Let's look at the Magic Ingredient, HUMUS.

Humus also has a very strong CEC.  It's made of a combination of (mostly) Carbon, Oxygen and Hydrogen, and carries a net charge that's Negative.  So it's similar to Clay in some important respects.  But of course, you can't shape Humus into Teacups and fire it to make waterproof Cups and Saucers.

By the way, chemical fertilizers are almost always TWO Elements or Polyatomic Ions bonded to create a Salt.

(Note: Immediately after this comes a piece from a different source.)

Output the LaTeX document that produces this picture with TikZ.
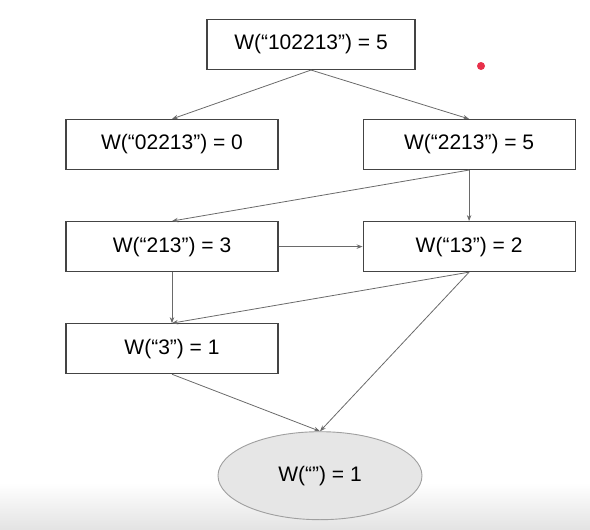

University of Vermont Extension Service points out the value of Organic Matter for improving Clay: 'Organic matter is a great improver for both Clay and Sandy soils.  Compost, Manures, leaf mold, sawdust and organic amendments improve Soil structure and thereby increase its water-holding capacity, aeration and Water infiltration.  These materials are decomposed in the Soil by Soil organisms and their byproducts release plant nutrients and provide sites for nutrient retention.  ... Adequate Water must be present, and warm temperatures will increase the rate at which the microbes work...'

The full report is posted here:

www.ext.vt.edu/pubs/envirohort/426-313/426-313.html

Now, if you're looking for inspiration, you ought to have a look at this illustration in Mother Earth News and the caption:

www.motherearthnews.com/Organic-Gardening/1986-09-01/Green-Manure-Crops.aspx

It says: 'After only two years of green manure cropping, Ecology Action's gardens were transformed from barren ground to the verdancy shown here.'

More advice: 'To get the maximum benefit from a green manure crop, you should compost it. If, instead, you spade or till it directly into the soil, you'll have to wait 30 days for it to decompose before you can plant again. (Turning under such a crop is also quite arduous.)'

They list their favorite Green Manure Cover Crops: Cereal Rye ('produces lots of organic matter'), Mustard ('very fast'), Alfalfa ('better used for long-term soil buildup . . . say, in an area you plan to start cultivating in a year or two') and Banner Fava Beans ('If your Winters don't drop below 10 degrees F, a Fall planting will keep growing throughout the cold months.').

Next 4 favorites: Alsike Clover ('tolerates depleted, acidic, and poorly drained ground . . . [and] produces an adequate (not large) amount of Green matter and Nitrogen).'

Fodder Fadish ('deep taproot ... produces more organic matter per day than almost any other green Manure crop.'

Woolly Pod Vetch ('like Alsike Clover, good at growing in poor Soil .. medium-fast-growing ... ').

Foul Muddammas Beans ('fix up to 16 or more pounds of Nitrogen per 100 square feet').

There are LOTS of cover crops you can choose from.  My favorite is still Alfalfa.  Before you do your Soil test, work on the Soil Organic Matter numbers with your Cover Crop.  And when you do till, make sure to do it LIGHTLY/ROUGHLY, so that you don't scare the Earthworms away.  Your followups invited.